On the other hand I don't think they are THAT stupid and have some purpose in mind. The obvious one is that a lot of buyers, like you, still believes in linear power supplies.

If you can come up with any technical reason against using switching power supplies in audio - please let me know.
Here's one. The digital power supply is noisy. My amp builder makes amps of
both modules. The newest module has cut distortion and noise by half. They
gave this module a different designation. There is a built in noise and distortion
filter in the module. It has to be there.

The analog power supply is just that. It operates just like class A in that it
contains all power that the module needs under any load and any loudness. It is
not an amp.

The ICE amp is analog, and not digital. Read their white papers.
Muralman - I don't know how many times I have to repeat that - CLASS D IS SWITCHING POWER SUPPLY. Switching itself does not make class D or SMPS digital. Both of them are exactly the same thing.

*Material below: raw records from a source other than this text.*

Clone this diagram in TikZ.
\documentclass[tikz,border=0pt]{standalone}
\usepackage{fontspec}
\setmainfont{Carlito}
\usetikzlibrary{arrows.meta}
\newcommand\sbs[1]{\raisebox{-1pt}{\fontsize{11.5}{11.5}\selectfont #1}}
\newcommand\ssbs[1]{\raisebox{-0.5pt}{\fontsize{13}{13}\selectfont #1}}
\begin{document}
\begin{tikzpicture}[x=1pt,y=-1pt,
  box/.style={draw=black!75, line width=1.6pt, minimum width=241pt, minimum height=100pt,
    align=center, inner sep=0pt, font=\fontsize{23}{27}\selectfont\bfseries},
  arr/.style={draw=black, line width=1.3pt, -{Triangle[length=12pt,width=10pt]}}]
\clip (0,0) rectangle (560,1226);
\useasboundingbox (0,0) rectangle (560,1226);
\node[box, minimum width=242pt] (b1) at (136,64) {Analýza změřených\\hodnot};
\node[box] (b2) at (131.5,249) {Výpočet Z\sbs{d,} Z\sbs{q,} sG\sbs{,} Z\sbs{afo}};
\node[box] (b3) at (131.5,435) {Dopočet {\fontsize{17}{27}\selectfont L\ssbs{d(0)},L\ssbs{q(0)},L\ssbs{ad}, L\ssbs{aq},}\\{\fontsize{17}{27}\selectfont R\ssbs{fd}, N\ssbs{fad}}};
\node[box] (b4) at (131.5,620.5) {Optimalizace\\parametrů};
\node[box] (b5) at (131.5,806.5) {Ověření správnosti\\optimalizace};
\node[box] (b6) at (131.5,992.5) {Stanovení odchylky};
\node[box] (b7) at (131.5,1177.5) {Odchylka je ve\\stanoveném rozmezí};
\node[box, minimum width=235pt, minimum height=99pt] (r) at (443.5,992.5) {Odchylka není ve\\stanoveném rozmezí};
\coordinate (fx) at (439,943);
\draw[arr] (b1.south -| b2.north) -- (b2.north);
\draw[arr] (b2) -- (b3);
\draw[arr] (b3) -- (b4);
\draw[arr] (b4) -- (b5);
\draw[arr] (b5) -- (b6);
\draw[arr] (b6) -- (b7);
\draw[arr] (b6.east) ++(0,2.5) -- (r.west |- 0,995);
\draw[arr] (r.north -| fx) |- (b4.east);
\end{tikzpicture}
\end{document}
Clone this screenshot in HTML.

There is very little noise in properly designed SMPS (my Rowland 102 has 110dB S/N).
Noise is at non audible frequency
This frequency is easy to filter out (that's why Rowland uses it in preamps instead of linear

AS for linear power supply - it is not class A. Class A is an active regulated supply while linear PS in neither active nor regulated (line and load). It produces 120Hz ripple in-spite of huge number of capacitors. There are good and bad realization of each technology but the fact is that linear one is unregulated.
Kijanki, B&O would find your notion the modulation process is the same as the switching power supply unit insulting, or more likely, hilarious.

Henry Ho, an advanced electronics engineer is quite capable of creating a power supply that has no measurable ripple or other distortions. The 250A module is built to accept any power supply. My sound is proof enough.

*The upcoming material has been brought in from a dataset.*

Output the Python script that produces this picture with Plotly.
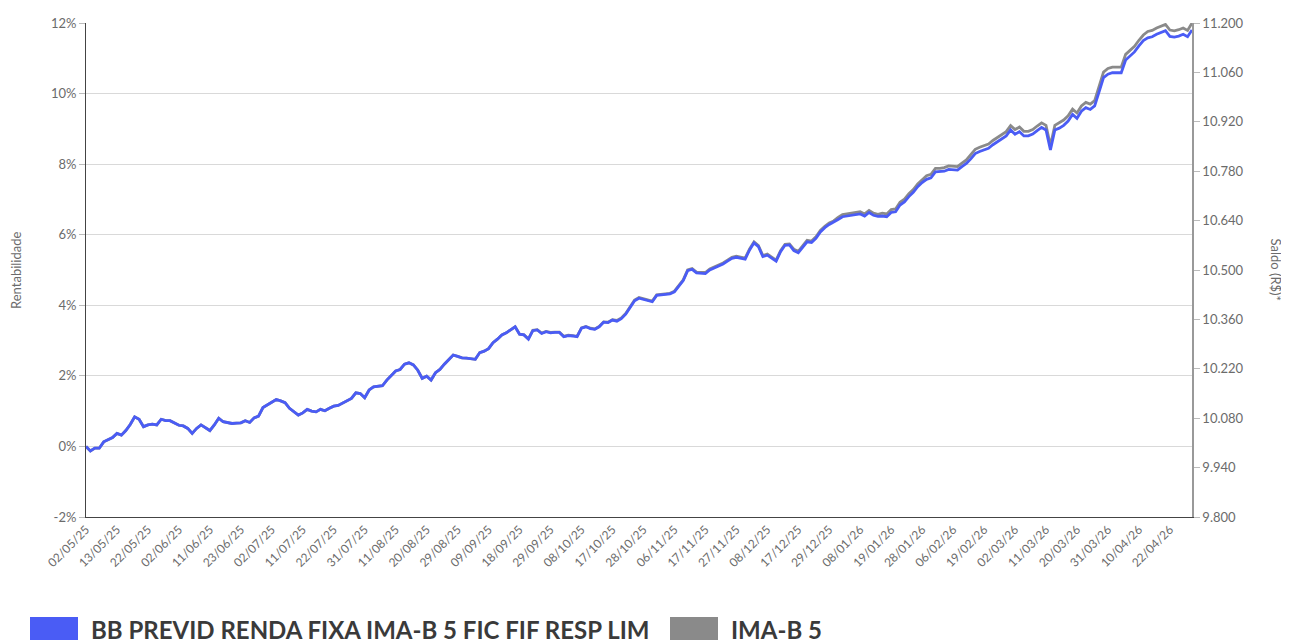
import pandas as pd
import plotly.graph_objects as go

# ---------------- data ----------------
START = "2025-05-02"
END = "2026-04-29"
HOLIDAYS = ["2025-06-19", "2025-11-20", "2025-12-25", "2026-01-01",
            "2026-02-16", "2026-02-17", "2026-04-03", "2026-04-21"]

FUND_NAME = "BB PREVID RENDA FIXA IMA-B 5 FIC FIF RESP LIM"
BENCH_NAME = "IMA-B 5"

fund = [
    0.00, -0.13, -0.05, -0.05, 0.13, 0.18, 0.25, 0.37, 0.32, 0.45,
    0.62, 0.84, 0.77, 0.56, 0.61, 0.63, 0.61, 0.77, 0.73, 0.73,
    0.66, 0.60, 0.58, 0.51, 0.37, 0.51, 0.61, 0.54, 0.45, 0.61,
    0.80, 0.70, 0.67, 0.65, 0.66, 0.67, 0.73, 0.68, 0.81, 0.86,
    1.10, 1.17, 1.25, 1.33, 1.29, 1.24, 1.08, 0.98, 0.89, 0.95,
    1.05, 1.00, 0.98, 1.05, 1.01, 1.08, 1.14, 1.16, 1.23, 1.31,
    1.36, 1.52, 1.50, 1.38, 1.60, 1.69, 1.70, 1.72, 1.88, 2.02,
    2.14, 2.18, 2.33, 2.37, 2.31, 2.16, 1.93, 1.99, 1.88, 2.09,
    2.18, 2.33, 2.45, 2.59, 2.55, 2.51, 2.50, 2.49, 2.47, 2.66,
    2.70, 2.77, 2.94, 3.04, 3.16, 3.22, 3.30, 3.39, 3.18, 3.16,
    3.04, 3.28, 3.30, 3.20, 3.25, 3.22, 3.23, 3.23, 3.11, 3.14,
    3.13, 3.11, 3.35, 3.39, 3.34, 3.32, 3.39, 3.52, 3.51, 3.58,
    3.55, 3.62, 3.75, 3.94, 4.13, 4.20, 4.17, 4.13, 4.10, 4.28,
    4.29, 4.31, 4.32, 4.38, 4.55, 4.70, 4.98, 5.02, 4.92, 4.91,
    4.90, 5.00, 5.05, 5.11, 5.17, 5.25, 5.33, 5.36, 5.33, 5.31,
    5.57, 5.77, 5.66, 5.38, 5.42, 5.33, 5.25, 5.52, 5.70, 5.71,
    5.55, 5.49, 5.66, 5.80, 5.78, 5.90, 6.08, 6.20, 6.29, 6.35,
    6.43, 6.51, 6.53, 6.55, 6.56, 6.59, 6.53, 6.63, 6.55, 6.52,
    6.53, 6.51, 6.63, 6.65, 6.84, 6.93, 7.08, 7.20, 7.36, 7.48,
    7.57, 7.61, 7.78, 7.78, 7.80, 7.85, 7.83, 7.83, 7.93, 8.02,
    8.15, 8.30, 8.36, 8.40, 8.45, 8.55, 8.63, 8.70, 8.80, 8.97,
    8.85, 8.92, 8.80, 8.80, 8.85, 8.95, 9.04, 8.97, 8.40, 8.97,
    9.02, 9.10, 9.22, 9.41, 9.30, 9.50, 9.60, 9.55, 9.65, 10.05,
    10.45, 10.55, 10.59, 10.59, 10.59, 10.95, 11.07, 11.18, 11.35, 11.50,
    11.58, 11.61, 11.68, 11.73, 11.78, 11.62, 11.60, 11.63, 11.68, 11.61,
    11.80,
]

bench = [
    0.00, -0.13, -0.05, -0.05, 0.13, 0.18, 0.25, 0.37, 0.32, 0.45,
    0.62, 0.84, 0.77, 0.56, 0.61, 0.63, 0.61, 0.77, 0.73, 0.73,
    0.66, 0.60, 0.58, 0.51, 0.37, 0.51, 0.61, 0.54, 0.45, 0.61,
    0.80, 0.70, 0.67, 0.65, 0.66, 0.67, 0.73, 0.68, 0.81, 0.86,
    1.10, 1.17, 1.25, 1.33, 1.29, 1.24, 1.08, 0.98, 0.89, 0.95,
    1.05, 1.00, 0.98, 1.05, 1.01, 1.08, 1.14, 1.16, 1.23, 1.31,
    1.36, 1.52, 1.50, 1.38, 1.60, 1.69, 1.70, 1.72, 1.88, 2.02,
    2.14, 2.18, 2.33, 2.37, 2.31, 2.16, 1.93, 1.99, 1.88, 2.09,
    2.18, 2.33, 2.45, 2.59, 2.55, 2.51, 2.50, 2.49, 2.47, 2.66,
    2.70, 2.77, 2.94, 3.04, 3.16, 3.22, 3.30, 3.39, 3.18, 3.16,
    3.05, 3.29, 3.31, 3.21, 3.26, 3.23, 3.24, 3.24, 3.12, 3.15,
    3.14, 3.12, 3.36, 3.40, 3.35, 3.33, 3.40, 3.53, 3.52, 3.59,
    3.57, 3.64, 3.77, 3.96, 4.15, 4.22, 4.19, 4.15, 4.12, 4.30,
    4.31, 4.33, 4.34, 4.40, 4.57, 4.72, 5.00, 5.04, 4.94, 4.93,
    4.93, 5.03, 5.08, 5.14, 5.20, 5.28, 5.36, 5.39, 5.36, 5.34,
    5.60, 5.80, 5.69, 5.41, 5.45, 5.36, 5.28, 5.55, 5.73, 5.74,
    5.59, 5.53, 5.70, 5.84, 5.82, 5.94, 6.12, 6.24, 6.33, 6.39,
    6.49, 6.57, 6.59, 6.61, 6.62, 6.65, 6.59, 6.69, 6.61, 6.58,
    6.61, 6.59, 6.71, 6.73, 6.92, 7.01, 7.16, 7.28, 7.44, 7.56,
    7.67, 7.71, 7.88, 7.88, 7.90, 7.95, 7.93, 7.93, 8.03, 8.12,
    8.27, 8.42, 8.48, 8.52, 8.57, 8.67, 8.75, 8.82, 8.92, 9.09,
    8.98, 9.05, 8.93, 8.93, 8.98, 9.08, 9.17, 9.10, 8.53, 9.10,
    9.17, 9.25, 9.37, 9.56, 9.45, 9.65, 9.75, 9.70, 9.80, 10.20,
    10.61, 10.71, 10.75, 10.75, 10.75, 11.11, 11.23, 11.34, 11.51, 11.66,
    11.76, 11.79, 11.86, 11.91, 11.96, 11.80, 11.78, 11.81, 11.86, 11.79,
    12.00,
]

INITIAL = 10000
Y_TICKS = [-2, 0, 2, 4, 6, 8, 10, 12]
Y2_TICKS = [9800, 9940, 10080, 10220, 10360, 10500, 10640, 10780, 10920, 11060, 11200]
Y2_LABELS = ["9.800", "9.940", "10.080", "10.220", "10.360", "10.500",
             "10.640", "10.780", "10.920", "11.060", "11.200"]
TICK_EVERY = 7

# ---------------- build ----------------
dates = pd.bdate_range(START, END, freq="C", holidays=HOLIDAYS)
labels = [d.strftime("%d/%m/%y") for d in dates][: len(fund)]
tick_vals = labels[::TICK_EVERY]

BLUE = "#4a5cf5"
GREY = "#8a8a8a"
FONT = "Lato"
TICK_COLOR = "#6b6b6b"

fig = go.Figure()
fig.add_trace(go.Scatter(x=labels, y=bench, mode="lines", name=BENCH_NAME,
                         line=dict(color=GREY, width=2.8), showlegend=False))
fig.add_trace(go.Scatter(x=labels, y=fund, mode="lines", name=FUND_NAME,
                         line=dict(color=BLUE, width=2.8), showlegend=False))
# saldo on the right axis (same curve expressed in R$)
fig.add_trace(go.Scatter(x=labels, y=[INITIAL * (1 + v / 100) for v in fund],
                         yaxis="y2", mode="lines", line=dict(color="rgba(0,0,0,0)"),
                         hoverinfo="skip", showlegend=False))

# page body has an 8px default margin, so the figure is offset by (8, 8)
fig.update_layout(
    width=1289, height=640,
    margin=dict(l=78, r=105, t=15, b=131),
    paper_bgcolor="white", plot_bgcolor="white",
    font=dict(family=FONT, color=TICK_COLOR, size=13),
    xaxis=dict(type="category", range=[0, len(fund) - 1], automargin=False,
               tickmode="array", tickvals=tick_vals, ticktext=tick_vals,
               tickangle=-45, tickfont=dict(size=12, color=TICK_COLOR),
               showgrid=False, showline=True, linecolor="#444", linewidth=1,
               ticks="", zeroline=False),
    yaxis=dict(range=[-2, 12], tickvals=Y_TICKS, automargin=False,
               ticktext=[f"{v}%" for v in Y_TICKS],
               showgrid=True, gridcolor="#d9d9d9", gridwidth=1,
               zeroline=False, showline=True, linecolor="#444", linewidth=1,
               ticks="outside", ticklen=6, tickcolor="#bbbbbb",
               tickfont=dict(size=13, color=TICK_COLOR)),
    yaxis2=dict(overlaying="y", side="right", range=[9800, 11200], automargin=False,
                tickvals=Y2_TICKS, ticktext=Y2_LABELS,
                showgrid=False, zeroline=False, showline=True,
                linecolor="#999", linewidth=1.5,
                ticks="outside", ticklen=6, tickcolor="#bbbbbb",
                tickfont=dict(size=13, color=TICK_COLOR)),
    showlegend=False,
)

# axis titles
fig.add_annotation(text="Rentabilidade", xref="paper", yref="paper",
                   x=-0.0633, y=0.5, xanchor="center", yanchor="middle",
                   textangle=-90, showarrow=False,
                   font=dict(size=13, color=TICK_COLOR, family=FONT))
fig.add_annotation(text="Saldo (R$)*", xref="paper", yref="paper",
                   x=1.0755, y=0.5, xanchor="center", yanchor="middle",
                   textangle=90, showarrow=False,
                   font=dict(size=13, color=TICK_COLOR, family=FONT))

# custom legend (square swatches); positions relative to the plot area
def px_x(px):
    return (px - 86) / 1106

def px_y(py):
    return (517 - py) / 494

for x0, x1, col, name, tx in [(30, 78, BLUE, FUND_NAME, 89),
                              (670, 718, GREY, BENCH_NAME, 729)]:
    fig.add_shape(type="rect", xref="paper", yref="paper",
                  x0=px_x(x0), x1=px_x(x1), y0=px_y(648), y1=px_y(617),
                  fillcolor=col, line=dict(width=0))
    fig.add_annotation(text=f"<b>{name}</b>", xref="paper", yref="paper",
                       x=px_x(tx), y=px_y(613), xanchor="left", yanchor="top",
                       showarrow=False,
                       font=dict(size=24, color="#3a3a3a", family=FONT))

fig.write_html("out.html")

By the way, take a look at the graphs provided by B&O. They show a distinct advantage of the A250 over the ASP250.
Muralman1 - yes it is pretty much the same. I have no idea why you call switching power supplies digital and amplifier analog. Both of them are analog (no discrete values) and both operate with PWM and feedbacks. Modulation process might be different but purpose of power supply is different - input value is constant and feedback keeps output constant. The issue that you raised was noise. Since both operate at the same principle (pulse width modulation) and the same power - noise product of both is the same and very easy to filter out.

Icepower doesn't even bother to filter amplifier's switching noise completely and leaves about 1% on speaker wires. This noise is not audible and can modulate the sound only on non-linear element. Tweeter is potentially one but only if membrane moves (it cannot at such high frequencies). It cannot radiate because it needs hundreds of feet of wire to create 1/4 wave antenna.

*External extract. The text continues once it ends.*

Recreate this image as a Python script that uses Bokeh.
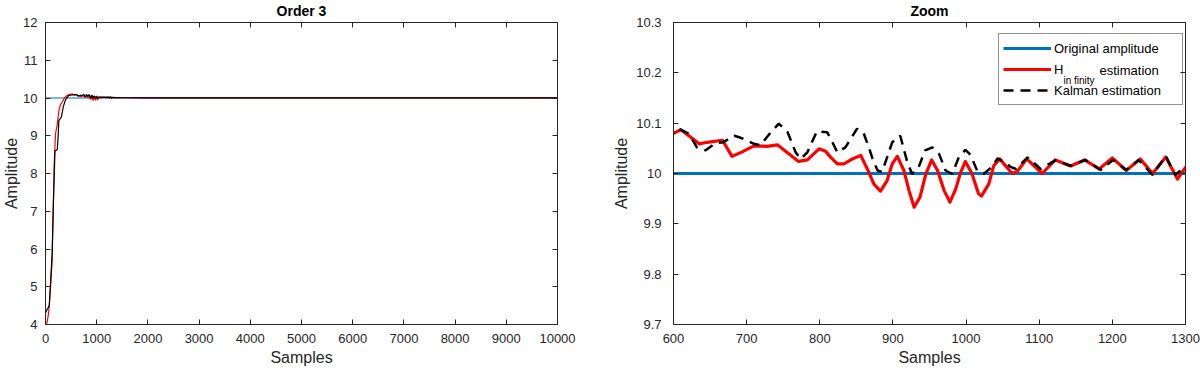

There is quite few amps built with 1000ASP module that includes built in SMPS (40 Amperes) and very good reviews.

Let me repeat again - SMPS are regulated (line and load) and can deliver a lot of current - each of 1000ASP modules have its own 40A SMPS.

B&O guys are audio freaks and would never design substandard SMPS to their Icepower modules. I would be happy to discuss it with them if they would find my statements "insulting" or "hilarious". I design electronics (including SMPS) and am familiar with Karsten Nielsen doctorate work.

As for Henry Ho - he might get very low ripple by using a lot of capacitors but you're paying for that and power supply is still completely unregulated same way it was designed more than 50 years ago. Class D was invented during demonstration of response of SMPS. Engineers claimed that SMPS was so fast that it could even play music. Since then SMPS got highly specialized as well as class D. Requirements are different since SMPS is unidirectional and holds constant output voltage but they both got quite sophisticated with a lot of high quality ICs released in recent years.